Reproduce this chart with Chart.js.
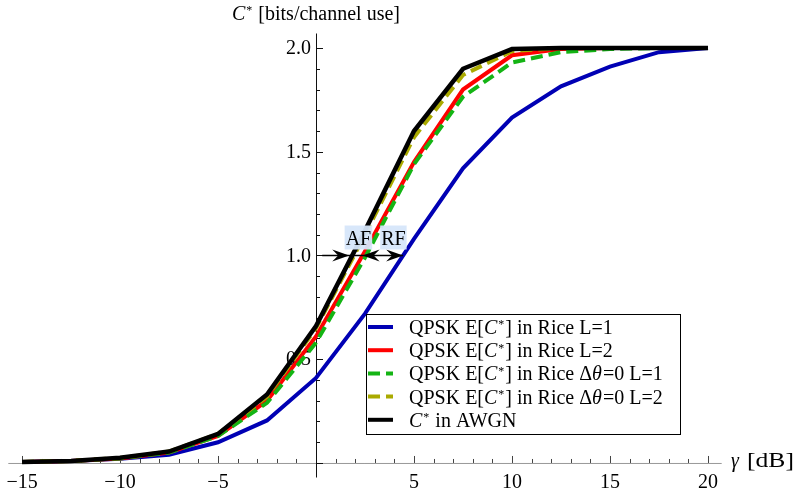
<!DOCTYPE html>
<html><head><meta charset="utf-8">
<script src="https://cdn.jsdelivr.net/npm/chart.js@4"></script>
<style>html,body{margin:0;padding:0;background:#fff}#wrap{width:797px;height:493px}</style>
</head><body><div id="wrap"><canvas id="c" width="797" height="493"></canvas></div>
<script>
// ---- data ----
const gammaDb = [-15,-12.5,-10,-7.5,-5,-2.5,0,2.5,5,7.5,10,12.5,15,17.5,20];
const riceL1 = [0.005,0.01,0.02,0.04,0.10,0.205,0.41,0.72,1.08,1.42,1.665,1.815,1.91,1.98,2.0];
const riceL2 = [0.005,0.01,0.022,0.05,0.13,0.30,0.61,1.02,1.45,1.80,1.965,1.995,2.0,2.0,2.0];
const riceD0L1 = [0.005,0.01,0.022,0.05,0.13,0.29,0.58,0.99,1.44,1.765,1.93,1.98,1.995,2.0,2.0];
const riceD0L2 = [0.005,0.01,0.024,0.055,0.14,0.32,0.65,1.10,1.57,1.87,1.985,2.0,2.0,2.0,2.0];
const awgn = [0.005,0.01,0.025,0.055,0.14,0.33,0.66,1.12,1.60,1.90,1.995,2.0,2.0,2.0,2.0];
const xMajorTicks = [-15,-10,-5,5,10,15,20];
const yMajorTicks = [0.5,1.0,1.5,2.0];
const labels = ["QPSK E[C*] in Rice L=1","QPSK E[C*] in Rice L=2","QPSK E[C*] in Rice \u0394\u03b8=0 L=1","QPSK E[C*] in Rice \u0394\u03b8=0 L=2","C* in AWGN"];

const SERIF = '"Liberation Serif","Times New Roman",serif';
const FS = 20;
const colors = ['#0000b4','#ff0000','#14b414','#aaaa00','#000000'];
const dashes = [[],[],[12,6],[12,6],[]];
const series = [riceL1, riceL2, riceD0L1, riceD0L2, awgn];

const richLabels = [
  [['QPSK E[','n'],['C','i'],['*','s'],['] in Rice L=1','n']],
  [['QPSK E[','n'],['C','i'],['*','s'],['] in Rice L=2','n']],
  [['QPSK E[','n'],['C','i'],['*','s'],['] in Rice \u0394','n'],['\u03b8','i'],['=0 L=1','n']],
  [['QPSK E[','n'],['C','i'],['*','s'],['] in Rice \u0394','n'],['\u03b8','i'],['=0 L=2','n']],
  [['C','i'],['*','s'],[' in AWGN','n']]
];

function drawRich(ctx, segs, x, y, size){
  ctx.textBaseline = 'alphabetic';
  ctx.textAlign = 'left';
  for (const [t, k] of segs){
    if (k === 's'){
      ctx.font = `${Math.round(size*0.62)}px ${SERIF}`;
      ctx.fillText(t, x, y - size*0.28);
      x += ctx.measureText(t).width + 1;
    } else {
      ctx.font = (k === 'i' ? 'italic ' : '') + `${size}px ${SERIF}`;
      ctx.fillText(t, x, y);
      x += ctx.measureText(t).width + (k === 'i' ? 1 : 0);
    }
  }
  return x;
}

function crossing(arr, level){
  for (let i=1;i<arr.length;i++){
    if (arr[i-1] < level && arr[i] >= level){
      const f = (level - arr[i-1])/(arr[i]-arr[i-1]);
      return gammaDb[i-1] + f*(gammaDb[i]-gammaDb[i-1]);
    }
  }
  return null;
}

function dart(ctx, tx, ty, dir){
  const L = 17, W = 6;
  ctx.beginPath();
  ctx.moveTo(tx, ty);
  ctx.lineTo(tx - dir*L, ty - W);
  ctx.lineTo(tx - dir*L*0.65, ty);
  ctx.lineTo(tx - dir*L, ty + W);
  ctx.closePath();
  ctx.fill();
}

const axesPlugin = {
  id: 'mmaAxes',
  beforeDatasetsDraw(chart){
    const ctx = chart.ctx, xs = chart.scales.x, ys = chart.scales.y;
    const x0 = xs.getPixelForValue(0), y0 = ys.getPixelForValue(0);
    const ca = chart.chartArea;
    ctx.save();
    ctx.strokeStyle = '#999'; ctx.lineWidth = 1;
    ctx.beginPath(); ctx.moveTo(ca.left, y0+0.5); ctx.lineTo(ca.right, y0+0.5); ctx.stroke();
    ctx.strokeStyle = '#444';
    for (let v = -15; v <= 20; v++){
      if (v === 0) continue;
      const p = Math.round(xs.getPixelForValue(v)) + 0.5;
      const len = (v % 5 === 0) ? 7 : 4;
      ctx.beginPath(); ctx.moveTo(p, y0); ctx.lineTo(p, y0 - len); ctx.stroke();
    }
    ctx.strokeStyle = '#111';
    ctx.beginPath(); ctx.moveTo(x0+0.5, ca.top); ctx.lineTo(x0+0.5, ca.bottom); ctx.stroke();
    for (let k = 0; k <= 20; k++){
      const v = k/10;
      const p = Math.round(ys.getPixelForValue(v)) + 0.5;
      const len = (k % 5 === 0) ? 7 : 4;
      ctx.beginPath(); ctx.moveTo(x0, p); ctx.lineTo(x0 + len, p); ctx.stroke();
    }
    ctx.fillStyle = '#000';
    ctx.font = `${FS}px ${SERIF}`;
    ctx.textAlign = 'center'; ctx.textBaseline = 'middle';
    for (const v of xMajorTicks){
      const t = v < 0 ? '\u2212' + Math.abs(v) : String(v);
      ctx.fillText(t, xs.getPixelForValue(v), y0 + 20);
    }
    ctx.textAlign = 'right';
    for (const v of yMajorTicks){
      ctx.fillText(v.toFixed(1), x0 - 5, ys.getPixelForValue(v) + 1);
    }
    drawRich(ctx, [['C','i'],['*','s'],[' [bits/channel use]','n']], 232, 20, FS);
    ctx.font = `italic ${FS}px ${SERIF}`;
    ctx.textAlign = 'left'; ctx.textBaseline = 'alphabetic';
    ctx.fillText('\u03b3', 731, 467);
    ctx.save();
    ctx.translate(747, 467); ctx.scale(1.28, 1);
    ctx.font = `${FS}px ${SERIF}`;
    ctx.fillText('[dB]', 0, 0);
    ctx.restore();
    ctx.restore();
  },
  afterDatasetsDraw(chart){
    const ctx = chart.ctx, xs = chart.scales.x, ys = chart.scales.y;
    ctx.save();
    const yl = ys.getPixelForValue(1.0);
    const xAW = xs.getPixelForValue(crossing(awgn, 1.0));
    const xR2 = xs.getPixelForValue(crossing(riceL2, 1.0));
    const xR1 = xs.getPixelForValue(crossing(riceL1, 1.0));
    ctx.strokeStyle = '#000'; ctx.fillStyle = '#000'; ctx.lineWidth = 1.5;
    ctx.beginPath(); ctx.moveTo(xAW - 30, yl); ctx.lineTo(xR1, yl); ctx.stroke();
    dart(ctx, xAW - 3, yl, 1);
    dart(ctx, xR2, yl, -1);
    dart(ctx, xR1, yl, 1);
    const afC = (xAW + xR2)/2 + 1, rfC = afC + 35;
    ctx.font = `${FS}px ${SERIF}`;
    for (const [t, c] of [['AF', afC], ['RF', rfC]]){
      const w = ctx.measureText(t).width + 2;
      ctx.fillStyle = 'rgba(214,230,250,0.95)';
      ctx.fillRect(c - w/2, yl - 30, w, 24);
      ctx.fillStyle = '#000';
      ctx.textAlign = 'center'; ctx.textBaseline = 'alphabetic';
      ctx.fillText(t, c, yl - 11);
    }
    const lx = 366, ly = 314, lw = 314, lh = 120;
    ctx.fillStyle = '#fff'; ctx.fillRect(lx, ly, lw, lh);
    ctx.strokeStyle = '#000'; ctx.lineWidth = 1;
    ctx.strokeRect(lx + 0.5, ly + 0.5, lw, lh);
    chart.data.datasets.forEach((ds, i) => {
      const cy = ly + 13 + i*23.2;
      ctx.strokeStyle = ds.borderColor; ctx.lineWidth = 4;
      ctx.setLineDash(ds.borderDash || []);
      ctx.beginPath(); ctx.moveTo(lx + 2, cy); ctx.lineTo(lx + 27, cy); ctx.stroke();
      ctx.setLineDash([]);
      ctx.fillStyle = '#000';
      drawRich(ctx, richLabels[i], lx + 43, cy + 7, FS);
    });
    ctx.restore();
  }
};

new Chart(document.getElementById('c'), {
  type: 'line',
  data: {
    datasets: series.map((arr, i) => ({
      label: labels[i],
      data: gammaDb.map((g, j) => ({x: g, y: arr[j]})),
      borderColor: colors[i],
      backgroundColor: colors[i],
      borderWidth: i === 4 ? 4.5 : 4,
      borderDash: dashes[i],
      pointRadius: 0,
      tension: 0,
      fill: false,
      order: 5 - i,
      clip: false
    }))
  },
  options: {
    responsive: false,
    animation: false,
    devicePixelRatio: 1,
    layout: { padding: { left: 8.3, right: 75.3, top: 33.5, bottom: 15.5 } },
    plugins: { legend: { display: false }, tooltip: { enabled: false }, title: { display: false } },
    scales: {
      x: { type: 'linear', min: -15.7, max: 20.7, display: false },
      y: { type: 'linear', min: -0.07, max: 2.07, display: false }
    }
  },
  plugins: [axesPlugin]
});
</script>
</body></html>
•••••
Make an exact copy of the lines from the top of the material through the line with "const series = [riceL1, riceL2, riceD0L1, riceD0L2, awgn];", pictures excluded.

Response:
Reproduce this chart with Chart.js.
<!DOCTYPE html>
<html><head><meta charset="utf-8">
<script src="https://cdn.jsdelivr.net/npm/chart.js@4"></script>
<style>html,body{margin:0;padding:0;background:#fff}#wrap{width:797px;height:493px}</style>
</head><body><div id="wrap"><canvas id="c" width="797" height="493"></canvas></div>
<script>
// ---- data ----
const gammaDb = [-15,-12.5,-10,-7.5,-5,-2.5,0,2.5,5,7.5,10,12.5,15,17.5,20];
const riceL1 = [0.005,0.01,0.02,0.04,0.10,0.205,0.41,0.72,1.08,1.42,1.665,1.815,1.91,1.98,2.0];
const riceL2 = [0.005,0.01,0.022,0.05,0.13,0.30,0.61,1.02,1.45,1.80,1.965,1.995,2.0,2.0,2.0];
const riceD0L1 = [0.005,0.01,0.022,0.05,0.13,0.29,0.58,0.99,1.44,1.765,1.93,1.98,1.995,2.0,2.0];
const riceD0L2 = [0.005,0.01,0.024,0.055,0.14,0.32,0.65,1.10,1.57,1.87,1.985,2.0,2.0,2.0,2.0];
const awgn = [0.005,0.01,0.025,0.055,0.14,0.33,0.66,1.12,1.60,1.90,1.995,2.0,2.0,2.0,2.0];
const xMajorTicks = [-15,-10,-5,5,10,15,20];
const yMajorTicks = [0.5,1.0,1.5,2.0];
const labels = ["QPSK E[C*] in Rice L=1","QPSK E[C*] in Rice L=2","QPSK E[C*] in Rice \u0394\u03b8=0 L=1","QPSK E[C*] in Rice \u0394\u03b8=0 L=2","C* in AWGN"];

const SERIF = '"Liberation Serif","Times New Roman",serif';
const FS = 20;
const colors = ['#0000b4','#ff0000','#14b414','#aaaa00','#000000'];
const dashes = [[],[],[12,6],[12,6],[]];
const series = [riceL1, riceL2, riceD0L1, riceD0L2, awgn];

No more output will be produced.